Sunday, March 2, 2008
Lantern Festival
With the end of the Chinese New Year, came the Lantern Festival this past week. For a few short hours Linfen shed its dusty persona, and came aglow with the dazzling colors of handcrafted lanterns, bringing a very festive feel to Gulou Square.
It was not all the traditional red lanterns that hang so majestically almost floating from loosely strung wires.
Numerous animals represented some long standing themes in China, indeed, symbols of Chinese culture and thinking. The Olympics were well represented with several lanterns sporting the Olympic Rings, one in particular was lead by two dragons.

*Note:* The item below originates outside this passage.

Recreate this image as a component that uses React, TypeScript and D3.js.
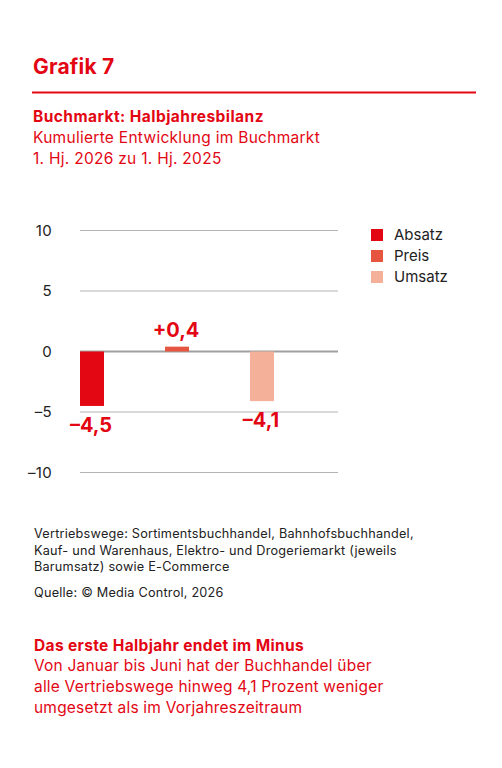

A long held belief in China is that Chinese people descended from Dragons. The dragon represents the solidarity, courage and unbent spirit of the Chinese people, despite the arbitrary or selfish characteristics attributed to dragons in western mythology.1
Off to the left of the dragons were a couple of Giant Pandas munching on bamboo leaves. Thee was a very well made lantern that sported two rabbits, the Chinese zodiac animal for 2011. Hares are often associated with the lunar cycle, as symbols of rebirth, fertility, and longevity. This symbol may have migrated to Europe along the Silk Road and contributed to modern day Easter's rabbit.2
This is of course the year of the rat...I personally feel that calling it the year of the mouse would be a more acceptable idea, but the clever rat is a strong symbol in China. This lantern sported a pair of mice with the long snouts of rats. Like all the animal lanterns, the pair of animals seemed to tell a story of the eternal ideal of live and companionship...kissy, kissy!
China is rightly, very proud of the Olympics which at this writing are 159 Days, 11 hours, 31 minutes and 52 seconds away. This very large lantern was highly photographed but the crowd.
Happy New Year to all you Rats out there!
1 "Is the Dragon a Symbol of China?" Forum from Beijing Review, No.1 Jan 4, 2007.